Multi-lingual teams: What you can learn from Premier League football
3 min read
18 December 2013
Often, when we think about examples of multi-lingual teams, we think of large multinational organisations such as IBM, Toyota, or Saudi Aramco. However, there's another good example of how multi-lingual teams work well in a less conventional model: the UK’s Premier League football.
Since its inception in 1992, the Premier League has changed from teams made up of almost entirely English players to a collection of players from more than 96 different countries. In recent years, less than 40 per cent of all Premier League players are English. Although some of these foreign nationals may speak English, many do not. Some 75 per cent of managers are also not English, although several more are from elsewhere in the United Kingdom or Ireland. Thus, there is a higher percentage of native English speakers amongst Premier League management.
But what challenges does the multi-lingual profile of the Premier League present for team building? Communication is important in teambuilding. However, language is only part of the equation. Body language such as eye contact, hand gestures and tone of voice all come in to play.
Interestingly, no English manager has ever won the Premier league. Of the six winning managers, four managers did not speak English as their mother tongue. Arguably, at least some of them could be described as less than fluent English speakers. So, what did they do right?
Placing trust in team members who have the language skills to explain what a manager or other team member is saying also tends to foster strong teams by exhibiting a sense of cooperation. Leading by example, illustration and practice are all non-verbal communication skills that good managers utilise, especially when language cannot effectively unite the team.
Developing motivation and drive amongst the team makes the entire team stronger, as does a feeling of belonging. Knowing where each team member fits makes for clear structure. Roles that are clearly defined make it easier to understand their position within a team’s hierarchy, not just with their manager but also with the more senior members of their team, such as the team captain.

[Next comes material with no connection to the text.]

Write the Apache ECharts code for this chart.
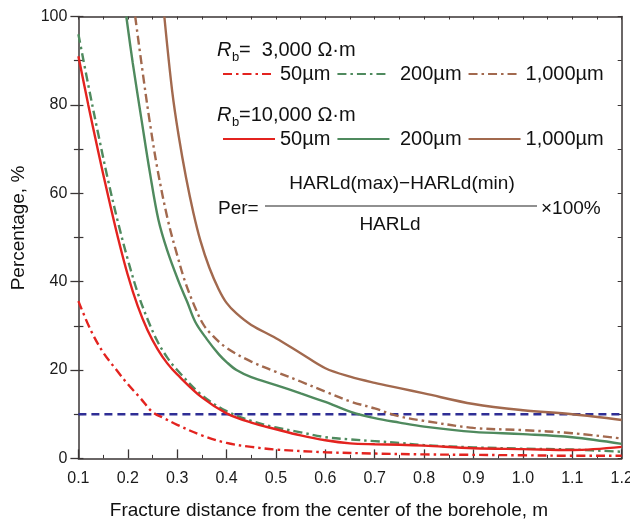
<!DOCTYPE html>
<html>
<head>
<meta charset="utf-8">
<script src="https://cdn.jsdelivr.net/npm/echarts@6/dist/echarts.min.js"></script>
<style>
  html, body { margin: 0; padding: 0; background: #ffffff; }
  #chart { width: 630px; height: 521px; }
</style>
</head>
<body>
<div id="chart"></div>
<script>
// Axis ticks
const xMin = 0.1, xMax = 1.2, xStep = 0.1;
const yMin = 0, yMax = 100, yStep = 20;

// Rb = 3,000 Ω·m (dash-dot curves)
const rb3k_50_x  = [0.1, 0.125, 0.15, 0.175, 0.2, 0.225, 0.25, 0.275, 0.3, 0.35, 0.4, 0.45, 0.5, 0.6, 0.7, 0.8, 0.9, 1.0, 1.1, 1.2];
const rb3k_50_y  = [35.6, 29, 24, 20.3, 16.8, 13.7, 10.5, 9.0, 7.6, 5.2, 3.5, 2.6, 2.0, 1.4, 1.1, 0.9, 0.8, 0.7, 0.6, 0.6];

const rb3k_200_x = [0.1, 0.12, 0.14, 0.16, 0.18, 0.2, 0.22, 0.24, 0.26, 0.28, 0.3, 0.35, 0.4, 0.45, 0.5, 0.55, 0.6, 0.65, 0.7, 0.75, 0.8, 0.9, 1.0, 1.1, 1.2];
const rb3k_200_y = [96, 84.5, 73.5, 63, 53.5, 45, 37.5, 31.5, 26.5, 22.8, 20.0, 14.3, 10.7, 8.5, 7.0, 5.9, 4.8, 4.3, 3.9, 3.5, 3.0, 2.5, 2.2, 2.0, 1.5];

const rb3k_1000_x = [0.215, 0.23, 0.244, 0.26, 0.281, 0.3, 0.316, 0.335, 0.353, 0.37, 0.4, 0.45, 0.5, 0.55, 0.6, 0.65, 0.7, 0.75, 0.8, 0.9, 1.0, 1.1, 1.2];
const rb3k_1000_y = [100, 87.5, 76.5, 65.5, 54, 46, 40, 34.5, 30.3, 28.0, 25.0, 21.9, 19.6, 17.4, 15.1, 12.9, 11.3, 9.5, 8.5, 6.9, 6.4, 5.7, 4.5];

// Rb = 10,000 Ω·m (solid curves)
const rb10k_50_x  = [0.1, 0.12, 0.14, 0.16, 0.18, 0.2, 0.22, 0.24, 0.26, 0.28, 0.3, 0.35, 0.4, 0.45, 0.5, 0.55, 0.6, 0.65, 0.7, 0.75, 0.8, 0.9, 1.0, 1.1, 1.2];
const rb10k_50_y  = [91, 80, 69.5, 59.5, 50, 41.5, 34.5, 29, 24.8, 21.5, 19, 13.8, 10.2, 8.1, 6.6, 5.2, 4.1, 3.4, 3.2, 3.1, 2.9, 2.3, 2.1, 1.9, 2.6];

const rb10k_200_x = [0.197, 0.21, 0.228, 0.245, 0.262, 0.28, 0.303, 0.32, 0.337, 0.36, 0.384, 0.4, 0.42, 0.45, 0.5, 0.55, 0.6, 0.65, 0.7, 0.75, 0.8, 0.9, 1.0, 1.1, 1.2];
const rb10k_200_y = [100, 89.5, 76.5, 64.5, 54, 47, 40, 35.5, 30.8, 27, 23.6, 21.8, 20.0, 18.4, 16.6, 14.7, 12.8, 10.6, 9.1, 8.1, 7.2, 6.0, 5.5, 4.8, 3.3];

const rb10k_1000_x = [0.274, 0.29, 0.303, 0.318, 0.333, 0.347, 0.365, 0.384, 0.4, 0.42, 0.45, 0.5, 0.55, 0.6, 0.65, 0.7, 0.75, 0.8, 0.9, 1.0, 1.1, 1.2];
const rb10k_1000_y = [100, 83, 73, 63.5, 55.5, 49.3, 43.2, 38.3, 35.2, 32.8, 30.2, 27.2, 23.8, 20.4, 18.5, 17.1, 15.9, 14.7, 12.3, 10.9, 10.0, 8.7];

// 10 % reference level
const refLine_x = [0.1, 1.2];
const refLine_y = [10, 10];

const RED = '#e3231f', GREEN = '#4f8a5e', BROWN = '#a2694e', BLUE = '#2f2e95';
const DASHDOT = [9, 4, 2.5, 4];
const FONT = 'Liberation Sans, Arial, sans-serif';
const AXIS_COLOR = '#3a3535';

function pairs(xs, ys) { return xs.map((x, i) => [x, ys[i]]); }

function curve(name, xs, ys, color, dashed) {
  return {
    type: 'line', name: name, xAxisIndex: 0, yAxisIndex: 0,
    data: pairs(xs, ys), showSymbol: false, symbol: 'none',
    smooth: 0.35, clip: true,
    lineStyle: { color: color, width: 2.4, type: dashed ? DASHDOT : 'solid' },
    itemStyle: { color: color },
    emphasis: { disabled: true }, silent: true, z: 3
  };
}

const chart = echarts.init(document.getElementById('chart'), null, { renderer: 'canvas' });

const hidden = { show: false };

// legend rows: line sample + label only, no marker
const legendRow = (top, keys) => ({
  left: 217, top: top, orient: 'horizontal', itemWidth: 52, itemHeight: 16, itemGap: 6,
  data: keys,
  formatter: n => (n.startsWith('200') ? ' ' : '') + n.split('|')[0],
  textStyle: { color: '#111', fontSize: 20, fontFamily: FONT },
  itemStyle: { color: 'rgba(0,0,0,0)', borderColor: 'rgba(0,0,0,0)', borderWidth: 0, opacity: 0 },
  selectedMode: false
});

const option = {
  animation: false,
  backgroundColor: '#ffffff',
  grid: { left: 78.4, right: 8.3, top: 16.5, bottom: 62.6, containLabel: false, outerBoundsMode: 'none' },
  xAxis: [
    { // bottom axis with labels
      type: 'value', min: xMin, max: xMax, interval: xStep, position: 'bottom',
      axisLine: { show: true, onZero: false, lineStyle: { color: AXIS_COLOR, width: 1.5 } },
      axisTick: { show: true, inside: true, length: 9, lineStyle: { color: AXIS_COLOR, width: 1.3 } },
      minorTick: { show: true, splitNumber: 2, length: 3.5, lineStyle: { color: AXIS_COLOR, width: 1 } },
      axisLabel: { color: '#1a1a1a', fontSize: 16, fontFamily: FONT, margin: 12,
                   formatter: v => v.toFixed(1), showMinLabel: true, showMaxLabel: true },
      splitLine: hidden
    },
    { // top frame
      type: 'value', min: xMin, max: xMax, interval: 0.05, position: 'top',
      axisLine: { show: true, onZero: false, lineStyle: { color: AXIS_COLOR, width: 1.5 } },
      axisTick: { show: true, inside: true, length: 3, lineStyle: { color: AXIS_COLOR, width: 1 } },
      axisLabel: hidden, splitLine: hidden
    }
  ],
  yAxis: [
    { // left axis with labels, ticks outward
      type: 'value', min: yMin, max: yMax, interval: yStep, position: 'left',
      axisLine: { show: true, onZero: false, lineStyle: { color: AXIS_COLOR, width: 1.5 } },
      axisTick: { show: true, inside: false, length: 8, lineStyle: { color: AXIS_COLOR, width: 1.3 } },
      minorTick: { show: true, splitNumber: 2, length: 4.5, lineStyle: { color: AXIS_COLOR, width: 1.2 } },
      axisLabel: { color: '#1a1a1a', fontSize: 16, fontFamily: FONT, margin: 11 },
      splitLine: hidden
    },
    { // right frame, inward ticks
      type: 'value', min: yMin, max: yMax, interval: 10, position: 'right',
      axisLine: { show: true, onZero: false, lineStyle: { color: AXIS_COLOR, width: 1.5 } },
      axisTick: { show: true, inside: true, length: 4, lineStyle: { color: AXIS_COLOR, width: 1 } },
      axisLabel: hidden, splitLine: hidden
    },
    { // left side inward ticks
      type: 'value', min: yMin, max: yMax, interval: 10, position: 'left', offset: 0,
      axisLine: hidden,
      axisTick: { show: true, inside: true, length: 5, lineStyle: { color: AXIS_COLOR, width: 1.2 } },
      axisLabel: hidden, splitLine: hidden
    }
  ],
  legend: [
    legendRow(59, ['50µm|3k', '200µm|3k', '1,000µm|3k']),
    legendRow(124, ['50µm|10k', '200µm|10k', '1,000µm|10k'])
  ],
  graphic: [
    // axis titles
    { type: 'text', x: 329, y: 511, style: { text: 'Fracture distance from the center of the borehole, m',
      fill: '#111', font: '19px ' + FONT, align: 'center', verticalAlign: 'middle' } },
    { type: 'text', x: 19, y: 228, rotation: Math.PI / 2, style: { text: 'Percentage, %',
      fill: '#111', font: '19px ' + FONT, align: 'center', verticalAlign: 'middle' } },
    // legend group headers
    { type: 'text', x: 217, y: 50, style: { text: 'R', fill: '#111', font: 'italic 20px ' + FONT, verticalAlign: 'middle' } },
    { type: 'text', x: 232, y: 57, style: { text: 'b', fill: '#111', font: '13px ' + FONT, verticalAlign: 'middle' } },
    { type: 'text', x: 239, y: 50, style: { text: '=  3,000 Ω·m', fill: '#111', font: '20px ' + FONT, verticalAlign: 'middle' } },
    { type: 'text', x: 217, y: 115, style: { text: 'R', fill: '#111', font: 'italic 20px ' + FONT, verticalAlign: 'middle' } },
    { type: 'text', x: 232, y: 122, style: { text: 'b', fill: '#111', font: '13px ' + FONT, verticalAlign: 'middle' } },
    { type: 'text', x: 239, y: 115, style: { text: '=10,000 Ω·m', fill: '#111', font: '20px ' + FONT, verticalAlign: 'middle' } },
    // formula
    { type: 'text', x: 218, y: 209, style: { text: 'Per=', fill: '#111', font: '19px ' + FONT, verticalAlign: 'middle' } },
    { type: 'line', shape: { x1: 265, y1: 206, x2: 537, y2: 206 }, style: { stroke: '#222', lineWidth: 1.2 } },
    { type: 'text', x: 402, y: 184, style: { text: 'HARLd(max)\u2212HARLd(min)', fill: '#111', font: '19px ' + FONT, align: 'center', verticalAlign: 'middle' } },
    { type: 'text', x: 390, y: 225, style: { text: 'HARLd', fill: '#111', font: '19px ' + FONT, align: 'center', verticalAlign: 'middle' } },
    { type: 'text', x: 541, y: 209, style: { text: '\u00d7100%', fill: '#111', font: '19px ' + FONT, verticalAlign: 'middle' } }
  ],
  series: [
    {
      type: 'line', name: 'ref10', data: pairs(refLine_x, refLine_y), showSymbol: false, symbol: 'none',
      lineStyle: { color: BLUE, width: 2.4, type: [8, 5] }, silent: true, z: 2
    },
    curve('50µm|3k', rb3k_50_x, rb3k_50_y, RED, true),
    curve('200µm|3k', rb3k_200_x, rb3k_200_y, GREEN, true),
    curve('1,000µm|3k', rb3k_1000_x, rb3k_1000_y, BROWN, true),
    curve('50µm|10k', rb10k_50_x, rb10k_50_y, RED, false),
    curve('200µm|10k', rb10k_200_x, rb10k_200_y, GREEN, false),
    curve('1,000µm|10k', rb10k_1000_x, rb10k_1000_y, BROWN, false)
  ]
};

chart.setOption(option);
</script>
</body>
</html>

Ultimately, good teams need to respect one another and find a way to work together. Showing respect for their team leadership and other team members can overcome the language barrier.
Pascale Chauvot is the Head of Training Management at Communicaid, a culture and communications training provider. A French national based in London, she specialises in languages and has previously taught French and Spanish in schools before becoming a professional language trainer.